# [GIVEN MATERIAL]
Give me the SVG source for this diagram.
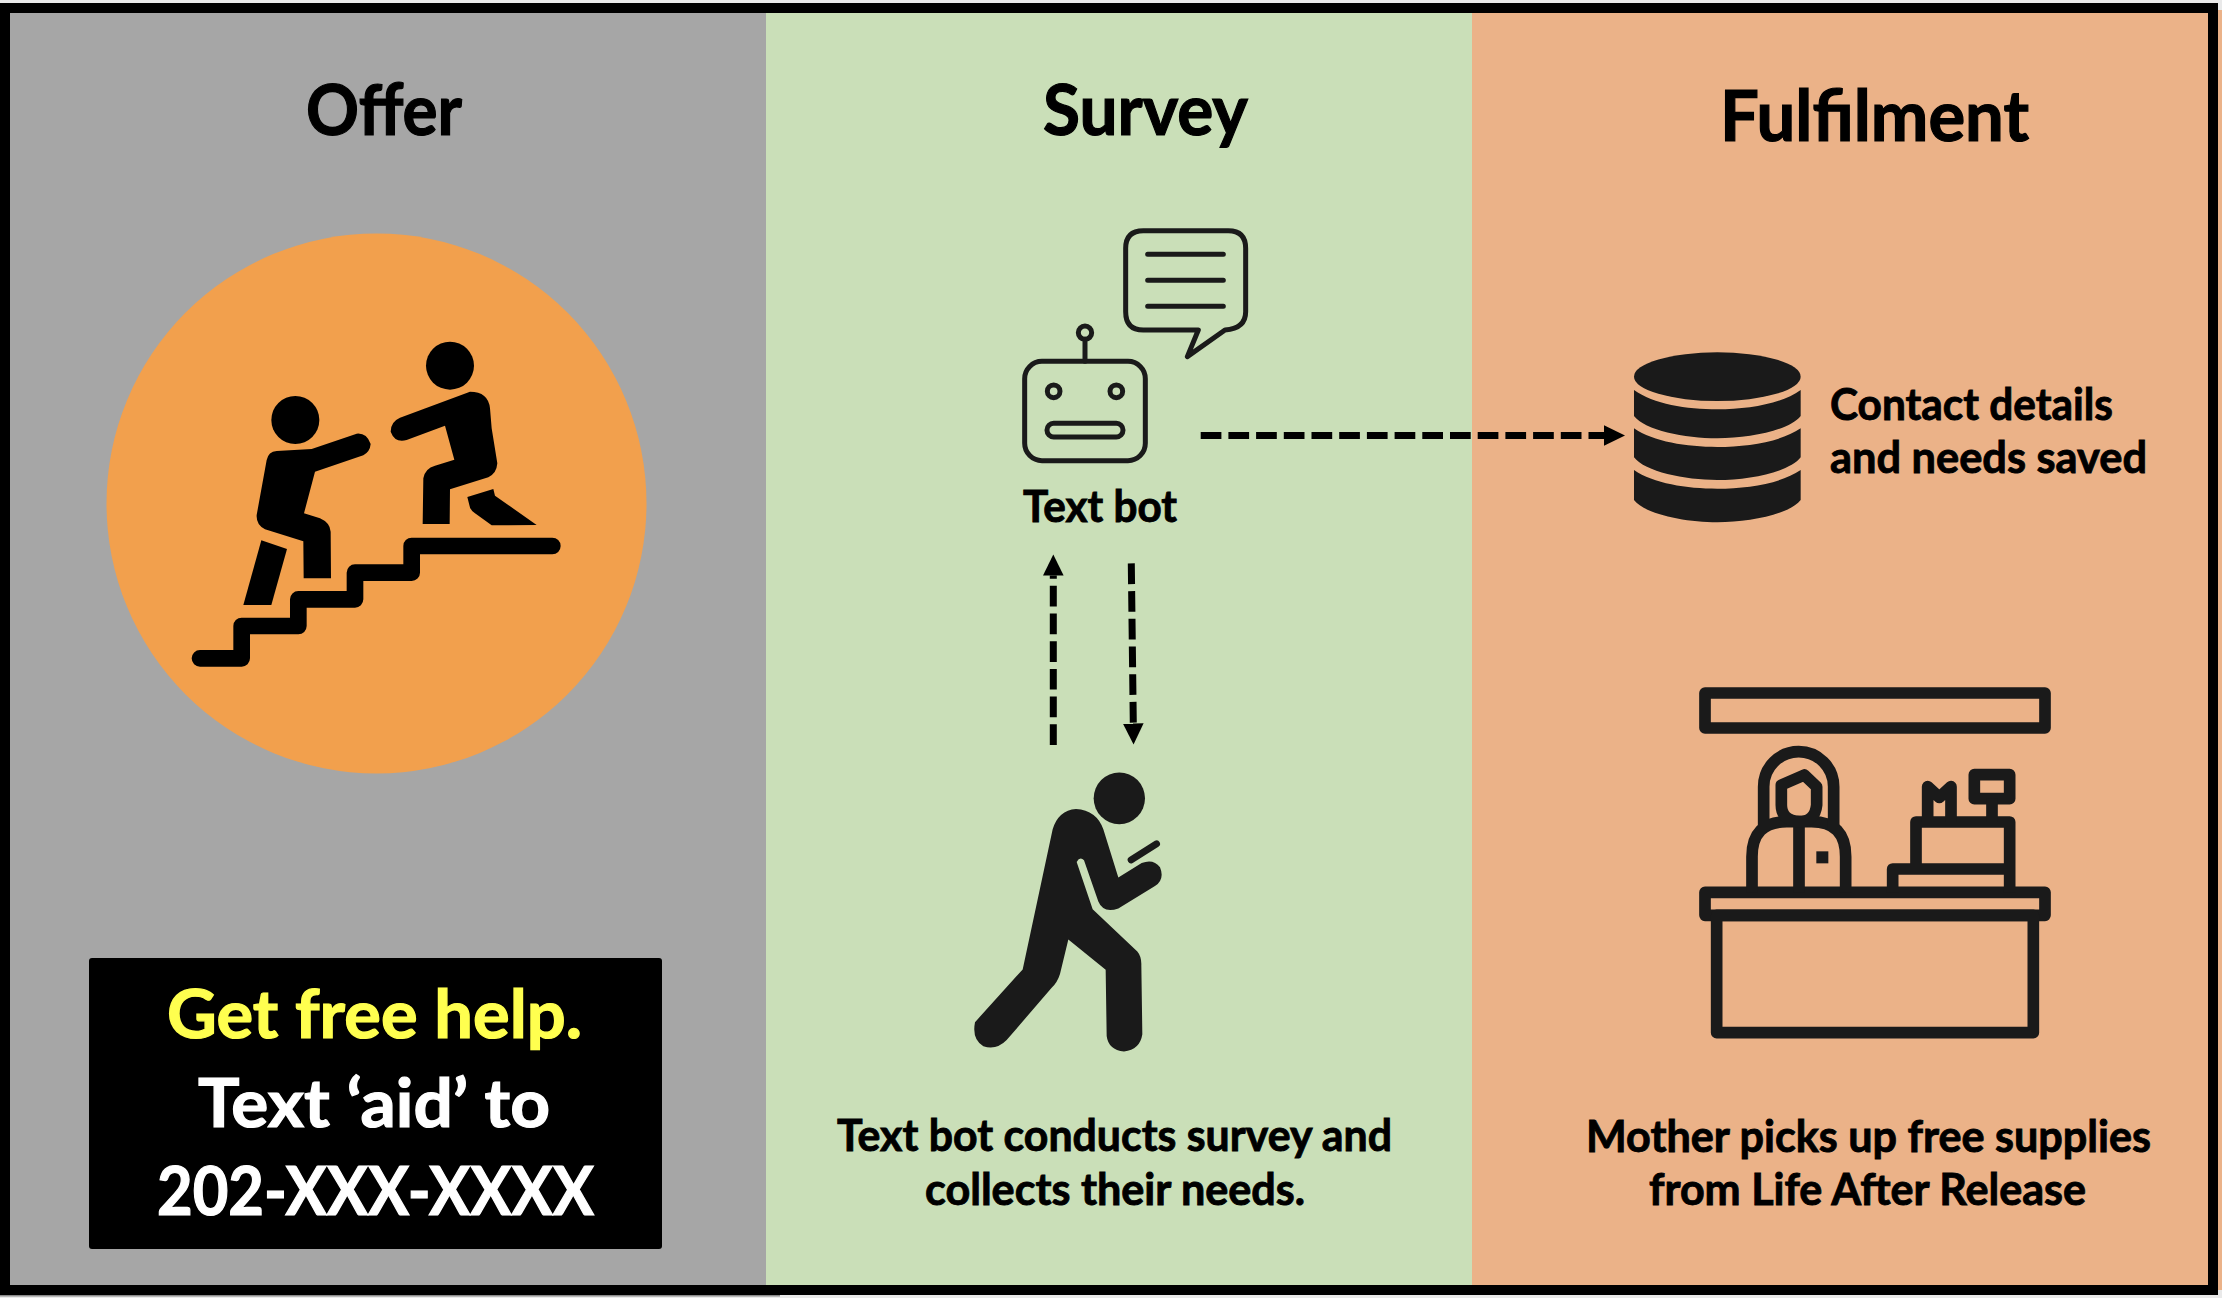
<svg xmlns="http://www.w3.org/2000/svg" width="2222" height="1298" viewBox="0 0 2222 1298">
<style>
.t{font-family:Lato,"Open Sans","Liberation Sans",sans-serif;font-weight:700;fill:#000;stroke:#000;stroke-width:.9}
.h{font-size:71px;stroke-width:1.2}
.b{font-size:44px}
.c{font-size:66px;stroke-width:1.2}
.y{fill:#ffff4f;stroke:#ffff4f}
.w{fill:#fff;stroke:#fff}
.ink{fill:#1a1a1a}
.blk{fill:#000}
.ol{fill:none;stroke:#1a1a1a;stroke-linejoin:round;stroke-linecap:round}
.dash{fill:none;stroke:#000;stroke-width:7;stroke-dasharray:20.7 7}
</style>
<defs>
<marker id="ah" markerUnits="userSpaceOnUse" markerWidth="22" markerHeight="22" refX="0" refY="10.5" orient="auto"><path d="M0 0.2L21 10.5L0 20.8Z" fill="#000"/></marker>
</defs>
<rect width="2222" height="1298" fill="#e9e9e9"/>
<g id="frame">
<rect x="2218" y="10" width="4" height="1280" fill="#ebb288"/>
<rect x="0" y="1295" width="780" height="1.5" fill="#8a8a8a"/>
<rect x="0" y="3" width="2218" height="1292" fill="#000"/>
<rect x="10" y="13" width="756" height="1272" fill="#a6a6a6"/>
<rect x="766" y="13" width="706" height="1272" fill="#cadfb8"/>
<rect x="1472" y="13" width="736" height="1272" fill="#ebb288"/>
</g>
<g id="offer">
<text class="t h" x="306" y="134.500" textLength="156" lengthAdjust="spacingAndGlyphs">Offer</text>
<circle cx="376.5" cy="503.5" r="270" fill="#f2a04d"/>
<g transform="translate(150 300) scale(.33333)">
<path d="M150 1075H275V978H445V898H615V818H785V738H1207" fill="none" stroke="#000" stroke-width="50" stroke-linecap="round" stroke-linejoin="round"/>
<circle class="blk" cx="436" cy="360" r="72"/>
<circle class="blk" cx="900" cy="197" r="72"/>
<path class="blk" d="M380 453L485 447L620 401Q650 398 662 432Q660 455 640 466L495 515L462 640L510 655Q540 668 542 695L543 835L461 835L460 724L345 688Q318 675 320 645L350 480Q355 455 380 453Z"/>
<path class="blk" d="M334 721L411 747L364 915L280 915Z"/>
<path class="blk" d="M960 275Q1015 275 1020 325L1025 385L1042 490Q1040 520 1015 532L900 568L899 672L818 672L820 535Q825 505 855 497L913 479L885 377L770 420Q735 430 722 395Q722 365 750 353Z"/>
<path class="blk" d="M952 591L1030 567L1035 587L1160 675L1025 676L975 640Q960 630 958 615Z"/>
</g>
</g>
<g id="callout">
<rect x="89" y="958" width="573" height="291" rx="3" fill="#000"/>
<text class="t c y" x="167" y="1038" textLength="415" lengthAdjust="spacingAndGlyphs">Get free help.</text>
<text class="t c w" x="198" y="1127" textLength="352" lengthAdjust="spacingAndGlyphs">Text ‘aid’ to</text>
<text class="t c w" x="157" y="1215" textLength="437" lengthAdjust="spacingAndGlyphs">202-XXX-XXXX</text>
</g>
<g id="survey">
<text class="t h" x="1043" y="134.500" textLength="205" lengthAdjust="spacingAndGlyphs">Survey</text>
</g>
<g id="text-bot">
<g transform="translate(980 200) scale(.33333)">
<path class="ol" stroke-width="15" d="M490 92H745Q797 92 797 145V335Q797 385 735 390L622 470L655 390H490Q437 390 437 335V145Q437 92 490 92Z"/>
<path class="ol" stroke-width="15" d="M503 163H730M503 241H730M503 319H730"/>
<rect class="ol" stroke-width="15" x="134" y="484" width="362" height="298" rx="52"/>
<circle class="ol" stroke-width="15" cx="315" cy="398" r="20"/>
<path class="ol" stroke-width="15" d="M315 418V484"/>
<circle class="ol" stroke-width="15" cx="221" cy="574" r="19"/>
<circle class="ol" stroke-width="15" cx="409" cy="574" r="19"/>
<rect class="ol" stroke-width="15" x="201" y="670" width="228" height="41" rx="20"/>
</g>
<text class="t b" x="1023" y="521.500" textLength="154" lengthAdjust="spacingAndGlyphs">Text bot</text>
</g>
<g id="mother-phone">
<g transform="translate(950 540) scale(.33333 .3444)">
<ellipse class="ink" cx="508" cy="750" rx="77" ry="75"/>
<path class="ink" d="M378 781Q440 785 460 840L505 980L575 938Q610 925 630 950Q645 985 615 1005L505 1070Q460 1085 445 1050L402 930Q390 918 380 935L428 1072L562 1195Q575 1210 574 1235L577 1435Q570 1480 522 1485Q475 1480 470 1440L467 1248L355 1160L330 1260Q322 1285 305 1300L170 1452Q140 1482 100 1470Q65 1450 75 1400L218 1247L308 840Q325 785 378 781Z"/>
<path d="M543 929L620 882" fill="none" stroke="#1a1a1a" stroke-width="20" stroke-linecap="round"/>
</g>
<text class="t b" x="837" y="1150.500" textLength="555" lengthAdjust="spacingAndGlyphs">Text bot conducts survey and</text>
<text class="t b" x="925" y="1204.500" textLength="380" lengthAdjust="spacingAndGlyphs">collects their needs.</text>
</g>
<g id="fulfilment">
<text class="t h" x="1720" y="141" textLength="309" lengthAdjust="spacingAndGlyphs">Fulfilment</text>
</g>
<g id="database">
<g transform="translate(1600 330) scale(.33333)">
<ellipse class="ink" cx="352" cy="140" rx="250" ry="73"/>
<path class="ink" d="M102 180C160 222 260 238 352 238C444 238 544 222 602 180V258C570 300 450 325 352 325C254 325 134 300 102 258Z"/>
<path class="ink" d="M102 295C160 335 260 351 352 351C444 351 544 335 602 295V382C570 425 450 450 352 450C254 450 134 425 102 382Z"/>
<path class="ink" d="M102 420C160 460 260 476 352 476C444 476 544 460 602 420V510C570 552 450 577 352 577C254 577 134 552 102 510Z"/>
</g>
<text class="t b" x="1830" y="420" textLength="283" lengthAdjust="spacingAndGlyphs">Contact details</text>
<text class="t b" x="1830" y="473" textLength="317" lengthAdjust="spacingAndGlyphs">and needs saved</text>
</g>
<g id="store">
<g transform="translate(1680 670) scale(.33333)">
<g class="ol" stroke-width="35" style="stroke-linecap:butt">
<rect x="75" y="69" width="1020" height="105"/>
<rect x="75" y="667" width="1020" height="69"/>
<rect x="110" y="736" width="950" height="352"/>
<path d="M216 667V560Q216 455 320 455H395Q497 455 497 560V667M357 455V667"/>
<path d="M251 480V350A105 105 0 0 1 461 350V480"/>
<path d="M304 345L373 315L410 350V405Q405 455 357 455Q304 450 304 405Z"/>
<path d="M708 597V456H989V667M638 667V597H989"/>
<path d="M743 456V350L778 382L813 350V456"/>
<rect x="883" y="314" width="106" height="72"/>
<path d="M936 386V456"/>
</g>
<rect class="ink" x="409" y="544" width="36" height="36"/>
</g>
<text class="t b" x="1586" y="1151.500" textLength="565" lengthAdjust="spacingAndGlyphs">Mother picks up free supplies</text>
<text class="t b" x="1649" y="1205" textLength="437" lengthAdjust="spacingAndGlyphs">from Life After Release</text>
</g>
<g id="connectors">
<path class="dash" d="M1200.7 435.5H1604" marker-end="url(#ah)"/>
<path class="dash" d="M1053.3 745V575.5" marker-end="url(#ah)"/>
<path class="dash" d="M1131.3 563.4L1133.3 723.5" marker-end="url(#ah)"/>
</g>
</svg>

# [WORK TO DO]
Set down the material exactly, every line of it, except for the pictures.

# [WRITTEN SOLUTION]
Give me the SVG source for this diagram.
<svg xmlns="http://www.w3.org/2000/svg" width="2222" height="1298" viewBox="0 0 2222 1298">
<style>
.t{font-family:Lato,"Open Sans","Liberation Sans",sans-serif;font-weight:700;fill:#000;stroke:#000;stroke-width:.9}
.h{font-size:71px;stroke-width:1.2}
.b{font-size:44px}
.c{font-size:66px;stroke-width:1.2}
.y{fill:#ffff4f;stroke:#ffff4f}
.w{fill:#fff;stroke:#fff}
.ink{fill:#1a1a1a}
.blk{fill:#000}
.ol{fill:none;stroke:#1a1a1a;stroke-linejoin:round;stroke-linecap:round}
.dash{fill:none;stroke:#000;stroke-width:7;stroke-dasharray:20.7 7}
</style>
<defs>
<marker id="ah" markerUnits="userSpaceOnUse" markerWidth="22" markerHeight="22" refX="0" refY="10.5" orient="auto"><path d="M0 0.2L21 10.5L0 20.8Z" fill="#000"/></marker>
</defs>
<rect width="2222" height="1298" fill="#e9e9e9"/>
<g id="frame">
<rect x="2218" y="10" width="4" height="1280" fill="#ebb288"/>
<rect x="0" y="1295" width="780" height="1.5" fill="#8a8a8a"/>
<rect x="0" y="3" width="2218" height="1292" fill="#000"/>
<rect x="10" y="13" width="756" height="1272" fill="#a6a6a6"/>
<rect x="766" y="13" width="706" height="1272" fill="#cadfb8"/>
<rect x="1472" y="13" width="736" height="1272" fill="#ebb288"/>
</g>
<g id="offer">
<text class="t h" x="306" y="134.500" textLength="156" lengthAdjust="spacingAndGlyphs">Offer</text>
<circle cx="376.5" cy="503.5" r="270" fill="#f2a04d"/>
<g transform="translate(150 300) scale(.33333)">
<path d="M150 1075H275V978H445V898H615V818H785V738H1207" fill="none" stroke="#000" stroke-width="50" stroke-linecap="round" stroke-linejoin="round"/>
<circle class="blk" cx="436" cy="360" r="72"/>
<circle class="blk" cx="900" cy="197" r="72"/>
<path class="blk" d="M380 453L485 447L620 401Q650 398 662 432Q660 455 640 466L495 515L462 640L510 655Q540 668 542 695L543 835L461 835L460 724L345 688Q318 675 320 645L350 480Q355 455 380 453Z"/>
<path class="blk" d="M334 721L411 747L364 915L280 915Z"/>
<path class="blk" d="M960 275Q1015 275 1020 325L1025 385L1042 490Q1040 520 1015 532L900 568L899 672L818 672L820 535Q825 505 855 497L913 479L885 377L770 420Q735 430 722 395Q722 365 750 353Z"/>
<path class="blk" d="M952 591L1030 567L1035 587L1160 675L1025 676L975 640Q960 630 958 615Z"/>
</g>
</g>
<g id="callout">
<rect x="89" y="958" width="573" height="291" rx="3" fill="#000"/>
<text class="t c y" x="167" y="1038" textLength="415" lengthAdjust="spacingAndGlyphs">Get free help.</text>
<text class="t c w" x="198" y="1127" textLength="352" lengthAdjust="spacingAndGlyphs">Text ‘aid’ to</text>
<text class="t c w" x="157" y="1215" textLength="437" lengthAdjust="spacingAndGlyphs">202-XXX-XXXX</text>
</g>
<g id="survey">
<text class="t h" x="1043" y="134.500" textLength="205" lengthAdjust="spacingAndGlyphs">Survey</text>
</g>
<g id="text-bot">
<g transform="translate(980 200) scale(.33333)">
<path class="ol" stroke-width="15" d="M490 92H745Q797 92 797 145V335Q797 385 735 390L622 470L655 390H490Q437 390 437 335V145Q437 92 490 92Z"/>
<path class="ol" stroke-width="15" d="M503 163H730M503 241H730M503 319H730"/>
<rect class="ol" stroke-width="15" x="134" y="484" width="362" height="298" rx="52"/>
<circle class="ol" stroke-width="15" cx="315" cy="398" r="20"/>
<path class="ol" stroke-width="15" d="M315 418V484"/>
<circle class="ol" stroke-width="15" cx="221" cy="574" r="19"/>
<circle class="ol" stroke-width="15" cx="409" cy="574" r="19"/>
<rect class="ol" stroke-width="15" x="201" y="670" width="228" height="41" rx="20"/>
</g>
<text class="t b" x="1023" y="521.500" textLength="154" lengthAdjust="spacingAndGlyphs">Text bot</text>
</g>
<g id="mother-phone">
<g transform="translate(950 540) scale(.33333 .3444)">
<ellipse class="ink" cx="508" cy="750" rx="77" ry="75"/>
<path class="ink" d="M378 781Q440 785 460 840L505 980L575 938Q610 925 630 950Q645 985 615 1005L505 1070Q460 1085 445 1050L402 930Q390 918 380 935L428 1072L562 1195Q575 1210 574 1235L577 1435Q570 1480 522 1485Q475 1480 470 1440L467 1248L355 1160L330 1260Q322 1285 305 1300L170 1452Q140 1482 100 1470Q65 1450 75 1400L218 1247L308 840Q325 785 378 781Z"/>
<path d="M543 929L620 882" fill="none" stroke="#1a1a1a" stroke-width="20" stroke-linecap="round"/>
</g>
<text class="t b" x="837" y="1150.500" textLength="555" lengthAdjust="spacingAndGlyphs">Text bot conducts survey and</text>
<text class="t b" x="925" y="1204.500" textLength="380" lengthAdjust="spacingAndGlyphs">collects their needs.</text>
</g>
<g id="fulfilment">
<text class="t h" x="1720" y="141" textLength="309" lengthAdjust="spacingAndGlyphs">Fulfilment</text>
</g>
<g id="database">
<g transform="translate(1600 330) scale(.33333)">
<ellipse class="ink" cx="352" cy="140" rx="250" ry="73"/>
<path class="ink" d="M102 180C160 222 260 238 352 238C444 238 544 222 602 180V258C570 300 450 325 352 325C254 325 134 300 102 258Z"/>
<path class="ink" d="M102 295C160 335 260 351 352 351C444 351 544 335 602 295V382C570 425 450 450 352 450C254 450 134 425 102 382Z"/>
<path class="ink" d="M102 420C160 460 260 476 352 476C444 476 544 460 602 420V510C570 552 450 577 352 577C254 577 134 552 102 510Z"/>
</g>
<text class="t b" x="1830" y="420" textLength="283" lengthAdjust="spacingAndGlyphs">Contact details</text>
<text class="t b" x="1830" y="473" textLength="317" lengthAdjust="spacingAndGlyphs">and needs saved</text>
</g>
<g id="store">
<g transform="translate(1680 670) scale(.33333)">
<g class="ol" stroke-width="35" style="stroke-linecap:butt">
<rect x="75" y="69" width="1020" height="105"/>
<rect x="75" y="667" width="1020" height="69"/>
<rect x="110" y="736" width="950" height="352"/>
<path d="M216 667V560Q216 455 320 455H395Q497 455 497 560V667M357 455V667"/>
<path d="M251 480V350A105 105 0 0 1 461 350V480"/>
<path d="M304 345L373 315L410 350V405Q405 455 357 455Q304 450 304 405Z"/>
<path d="M708 597V456H989V667M638 667V597H989"/>
<path d="M743 456V350L778 382L813 350V456"/>
<rect x="883" y="314" width="106" height="72"/>
<path d="M936 386V456"/>
</g>
<rect class="ink" x="409" y="544" width="36" height="36"/>
</g>
<text class="t b" x="1586" y="1151.500" textLength="565" lengthAdjust="spacingAndGlyphs">Mother picks up free supplies</text>
<text class="t b" x="1649" y="1205" textLength="437" lengthAdjust="spacingAndGlyphs">from Life After Release</text>
</g>
<g id="connectors">
<path class="dash" d="M1200.7 435.5H1604" marker-end="url(#ah)"/>
<path class="dash" d="M1053.3 745V575.5" marker-end="url(#ah)"/>
<path class="dash" d="M1131.3 563.4L1133.3 723.5" marker-end="url(#ah)"/>
</g>
</svg>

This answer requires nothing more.